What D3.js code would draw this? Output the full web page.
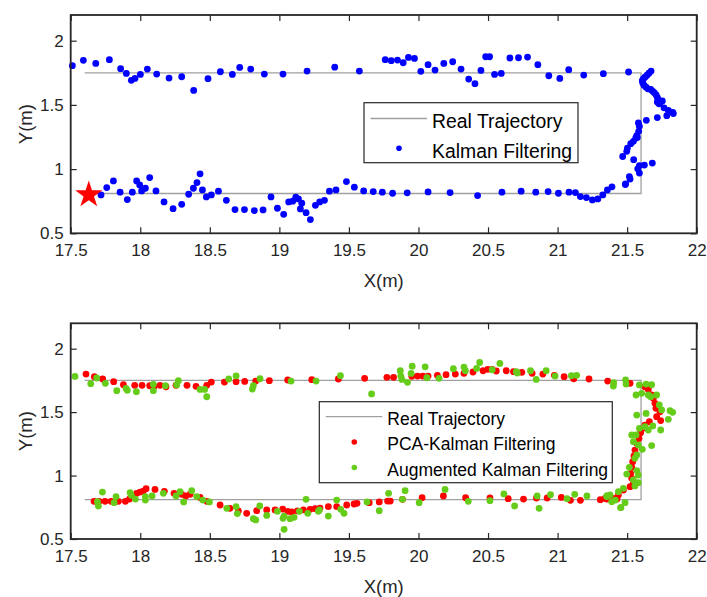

==================================================

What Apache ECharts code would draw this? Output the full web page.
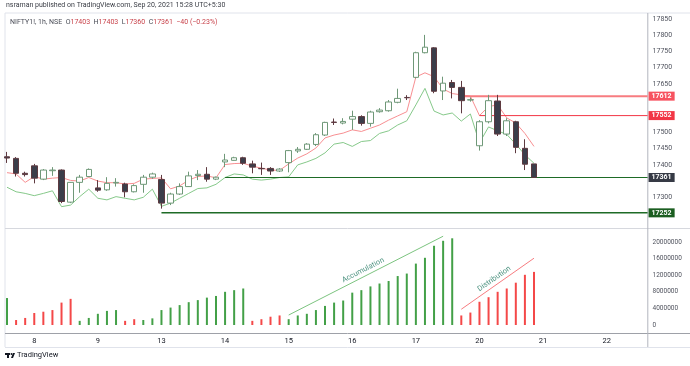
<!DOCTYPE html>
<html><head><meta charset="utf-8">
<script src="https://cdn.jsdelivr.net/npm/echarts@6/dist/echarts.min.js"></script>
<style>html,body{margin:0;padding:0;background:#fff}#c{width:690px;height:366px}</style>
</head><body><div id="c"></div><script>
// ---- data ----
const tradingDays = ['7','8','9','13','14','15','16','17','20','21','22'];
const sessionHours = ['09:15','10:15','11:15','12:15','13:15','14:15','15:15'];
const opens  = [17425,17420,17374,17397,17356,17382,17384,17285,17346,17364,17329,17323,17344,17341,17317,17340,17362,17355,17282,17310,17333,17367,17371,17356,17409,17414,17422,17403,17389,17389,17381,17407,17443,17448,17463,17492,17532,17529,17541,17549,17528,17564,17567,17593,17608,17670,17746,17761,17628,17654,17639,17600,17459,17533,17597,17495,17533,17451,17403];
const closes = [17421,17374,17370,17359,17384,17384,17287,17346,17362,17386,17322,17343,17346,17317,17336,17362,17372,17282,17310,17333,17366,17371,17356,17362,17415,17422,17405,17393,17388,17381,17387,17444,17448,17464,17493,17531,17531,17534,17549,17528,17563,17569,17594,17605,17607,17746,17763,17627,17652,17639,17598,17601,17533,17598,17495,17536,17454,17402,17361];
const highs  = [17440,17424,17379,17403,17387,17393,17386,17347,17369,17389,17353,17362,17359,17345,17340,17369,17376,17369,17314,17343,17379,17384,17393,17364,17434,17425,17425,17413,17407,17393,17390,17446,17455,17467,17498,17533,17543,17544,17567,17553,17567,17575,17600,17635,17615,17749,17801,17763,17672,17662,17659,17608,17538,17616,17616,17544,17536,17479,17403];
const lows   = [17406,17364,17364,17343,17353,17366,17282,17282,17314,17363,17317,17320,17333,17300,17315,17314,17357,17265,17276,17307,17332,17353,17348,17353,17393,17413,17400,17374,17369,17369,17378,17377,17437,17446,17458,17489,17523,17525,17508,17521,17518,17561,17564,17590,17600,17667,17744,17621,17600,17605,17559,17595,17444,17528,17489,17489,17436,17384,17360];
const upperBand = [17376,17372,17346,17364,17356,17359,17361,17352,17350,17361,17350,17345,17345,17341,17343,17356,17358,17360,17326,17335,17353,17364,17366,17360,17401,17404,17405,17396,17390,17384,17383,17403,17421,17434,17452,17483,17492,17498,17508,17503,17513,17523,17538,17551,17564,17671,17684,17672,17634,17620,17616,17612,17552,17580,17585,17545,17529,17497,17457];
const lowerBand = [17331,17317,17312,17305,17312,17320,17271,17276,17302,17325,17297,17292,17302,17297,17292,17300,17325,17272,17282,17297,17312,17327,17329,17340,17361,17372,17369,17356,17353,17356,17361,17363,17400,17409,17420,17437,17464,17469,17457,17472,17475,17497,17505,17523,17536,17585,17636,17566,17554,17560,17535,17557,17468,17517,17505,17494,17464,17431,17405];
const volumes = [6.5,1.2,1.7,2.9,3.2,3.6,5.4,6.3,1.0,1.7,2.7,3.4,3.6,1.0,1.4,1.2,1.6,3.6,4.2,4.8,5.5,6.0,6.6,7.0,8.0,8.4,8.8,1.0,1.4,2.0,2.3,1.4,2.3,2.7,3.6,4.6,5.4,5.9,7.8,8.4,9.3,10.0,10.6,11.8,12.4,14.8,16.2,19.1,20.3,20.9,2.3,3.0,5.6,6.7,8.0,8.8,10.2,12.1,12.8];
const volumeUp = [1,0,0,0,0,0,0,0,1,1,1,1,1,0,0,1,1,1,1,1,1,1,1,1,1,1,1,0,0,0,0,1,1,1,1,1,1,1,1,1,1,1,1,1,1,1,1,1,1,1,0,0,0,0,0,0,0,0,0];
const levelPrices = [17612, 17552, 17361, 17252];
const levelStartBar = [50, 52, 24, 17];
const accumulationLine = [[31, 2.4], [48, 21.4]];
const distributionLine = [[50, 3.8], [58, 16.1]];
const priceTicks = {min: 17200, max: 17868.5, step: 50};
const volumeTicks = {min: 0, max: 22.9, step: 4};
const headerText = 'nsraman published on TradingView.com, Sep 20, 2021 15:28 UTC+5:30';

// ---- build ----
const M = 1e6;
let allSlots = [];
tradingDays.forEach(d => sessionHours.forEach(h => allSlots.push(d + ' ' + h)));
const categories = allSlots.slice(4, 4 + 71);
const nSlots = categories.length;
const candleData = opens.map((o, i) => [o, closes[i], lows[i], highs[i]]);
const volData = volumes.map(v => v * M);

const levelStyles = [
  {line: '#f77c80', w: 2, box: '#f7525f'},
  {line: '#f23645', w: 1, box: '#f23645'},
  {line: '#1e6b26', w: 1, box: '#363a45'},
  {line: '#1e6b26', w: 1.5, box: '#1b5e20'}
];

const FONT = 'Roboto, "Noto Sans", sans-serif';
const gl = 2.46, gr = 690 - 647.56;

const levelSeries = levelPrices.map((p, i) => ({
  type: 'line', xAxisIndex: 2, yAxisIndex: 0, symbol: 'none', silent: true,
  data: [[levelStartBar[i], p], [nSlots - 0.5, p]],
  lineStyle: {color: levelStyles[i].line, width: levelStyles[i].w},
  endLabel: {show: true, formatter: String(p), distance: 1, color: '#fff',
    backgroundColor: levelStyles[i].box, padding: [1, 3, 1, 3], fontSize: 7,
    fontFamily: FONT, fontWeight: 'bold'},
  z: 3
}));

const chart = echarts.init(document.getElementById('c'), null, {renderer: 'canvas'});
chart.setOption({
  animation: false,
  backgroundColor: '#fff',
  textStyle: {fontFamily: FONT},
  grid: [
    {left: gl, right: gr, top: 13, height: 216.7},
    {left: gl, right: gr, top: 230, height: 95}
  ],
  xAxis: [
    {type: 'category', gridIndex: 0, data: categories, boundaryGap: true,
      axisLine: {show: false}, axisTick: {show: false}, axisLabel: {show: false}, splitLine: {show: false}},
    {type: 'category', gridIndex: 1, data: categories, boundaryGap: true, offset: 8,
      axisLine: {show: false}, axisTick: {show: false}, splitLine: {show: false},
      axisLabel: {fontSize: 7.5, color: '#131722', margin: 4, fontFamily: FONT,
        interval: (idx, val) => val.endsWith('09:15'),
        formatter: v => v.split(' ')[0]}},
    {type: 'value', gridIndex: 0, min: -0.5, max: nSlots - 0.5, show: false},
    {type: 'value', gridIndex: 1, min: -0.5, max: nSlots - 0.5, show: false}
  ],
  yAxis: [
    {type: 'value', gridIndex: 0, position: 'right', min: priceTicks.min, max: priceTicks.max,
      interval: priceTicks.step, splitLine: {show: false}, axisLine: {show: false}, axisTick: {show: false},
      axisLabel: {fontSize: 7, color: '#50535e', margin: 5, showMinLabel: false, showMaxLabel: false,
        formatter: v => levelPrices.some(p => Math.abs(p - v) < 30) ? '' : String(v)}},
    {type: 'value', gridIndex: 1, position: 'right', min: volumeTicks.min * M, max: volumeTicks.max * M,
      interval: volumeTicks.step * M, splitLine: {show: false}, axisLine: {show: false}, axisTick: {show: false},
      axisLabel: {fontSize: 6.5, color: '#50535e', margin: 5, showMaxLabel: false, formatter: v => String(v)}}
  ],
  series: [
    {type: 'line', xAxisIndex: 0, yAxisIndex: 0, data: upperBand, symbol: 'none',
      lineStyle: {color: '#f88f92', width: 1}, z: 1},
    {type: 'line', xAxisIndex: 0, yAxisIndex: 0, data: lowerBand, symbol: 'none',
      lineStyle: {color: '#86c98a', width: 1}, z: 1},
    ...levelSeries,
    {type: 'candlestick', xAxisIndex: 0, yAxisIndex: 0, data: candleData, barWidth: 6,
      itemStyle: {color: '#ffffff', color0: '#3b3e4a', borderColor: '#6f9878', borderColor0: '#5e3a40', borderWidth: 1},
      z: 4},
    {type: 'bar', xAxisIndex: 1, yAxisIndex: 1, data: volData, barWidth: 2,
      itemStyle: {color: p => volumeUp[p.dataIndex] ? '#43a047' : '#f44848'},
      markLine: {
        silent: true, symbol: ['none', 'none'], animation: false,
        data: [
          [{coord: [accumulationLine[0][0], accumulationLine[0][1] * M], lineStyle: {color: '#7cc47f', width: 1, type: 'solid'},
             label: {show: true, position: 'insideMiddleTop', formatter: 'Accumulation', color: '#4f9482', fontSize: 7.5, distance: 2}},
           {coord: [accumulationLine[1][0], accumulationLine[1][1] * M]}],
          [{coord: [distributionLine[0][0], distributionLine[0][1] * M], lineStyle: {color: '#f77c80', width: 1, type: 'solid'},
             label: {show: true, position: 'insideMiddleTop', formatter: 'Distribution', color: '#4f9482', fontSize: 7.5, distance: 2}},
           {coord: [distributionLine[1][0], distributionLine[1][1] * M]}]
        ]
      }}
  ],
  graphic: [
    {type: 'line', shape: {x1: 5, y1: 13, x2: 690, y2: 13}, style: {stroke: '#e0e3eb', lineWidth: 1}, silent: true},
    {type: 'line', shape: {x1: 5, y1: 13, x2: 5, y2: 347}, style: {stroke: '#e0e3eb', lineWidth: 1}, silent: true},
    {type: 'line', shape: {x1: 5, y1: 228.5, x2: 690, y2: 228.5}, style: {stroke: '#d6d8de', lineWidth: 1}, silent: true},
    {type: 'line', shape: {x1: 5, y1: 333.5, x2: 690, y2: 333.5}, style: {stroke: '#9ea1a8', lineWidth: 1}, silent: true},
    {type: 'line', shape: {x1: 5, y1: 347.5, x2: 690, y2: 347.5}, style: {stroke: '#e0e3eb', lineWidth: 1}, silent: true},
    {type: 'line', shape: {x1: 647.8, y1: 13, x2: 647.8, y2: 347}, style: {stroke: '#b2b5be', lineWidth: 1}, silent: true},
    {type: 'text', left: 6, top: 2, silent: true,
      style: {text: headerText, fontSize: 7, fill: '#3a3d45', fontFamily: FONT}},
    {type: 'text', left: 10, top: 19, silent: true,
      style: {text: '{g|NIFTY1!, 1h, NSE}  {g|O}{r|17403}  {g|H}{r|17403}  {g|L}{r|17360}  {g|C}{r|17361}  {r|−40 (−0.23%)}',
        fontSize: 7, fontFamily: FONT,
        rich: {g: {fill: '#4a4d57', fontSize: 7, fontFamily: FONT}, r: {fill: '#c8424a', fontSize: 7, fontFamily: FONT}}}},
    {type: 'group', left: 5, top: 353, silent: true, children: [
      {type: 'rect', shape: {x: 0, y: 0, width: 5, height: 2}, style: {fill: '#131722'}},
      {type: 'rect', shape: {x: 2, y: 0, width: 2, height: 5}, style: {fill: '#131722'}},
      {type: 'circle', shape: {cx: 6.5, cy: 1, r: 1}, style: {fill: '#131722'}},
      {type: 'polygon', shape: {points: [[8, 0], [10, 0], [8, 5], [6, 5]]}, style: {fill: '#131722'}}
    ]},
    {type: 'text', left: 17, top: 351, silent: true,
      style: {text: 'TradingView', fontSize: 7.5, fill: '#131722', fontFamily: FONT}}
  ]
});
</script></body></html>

==================================================

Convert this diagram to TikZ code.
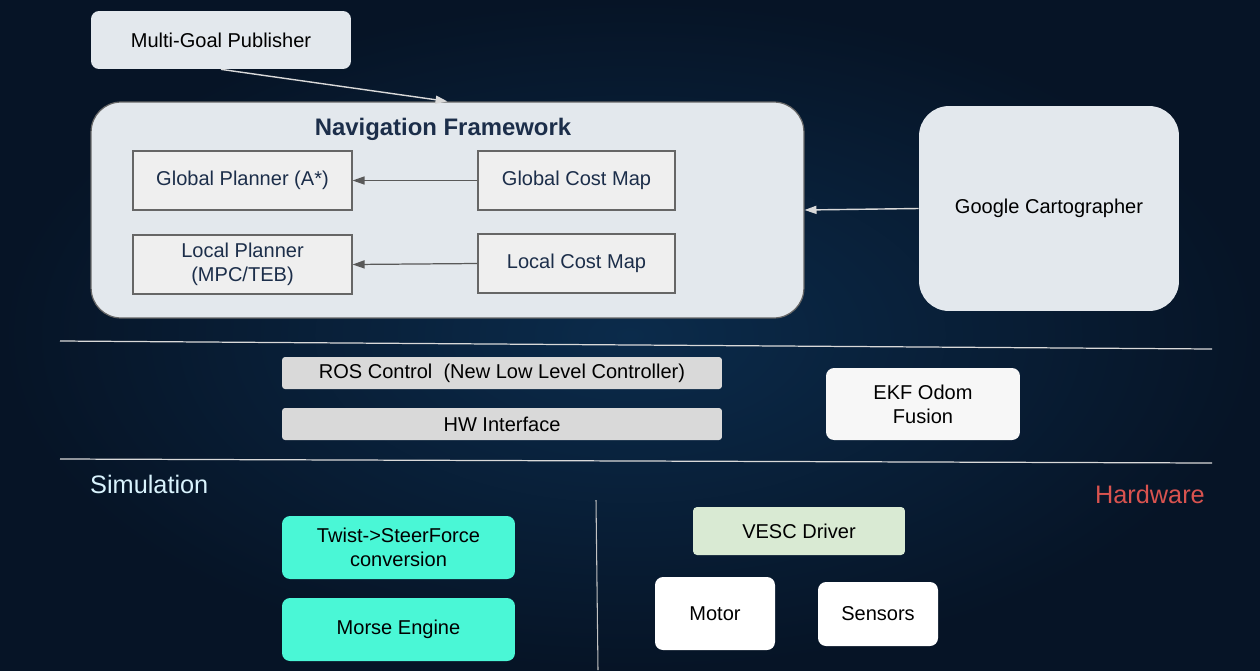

==================================================

- [Exercise brief]
State the number of lines in the data that include the string "code", and add nothing else.

- [Answer to the problem]
3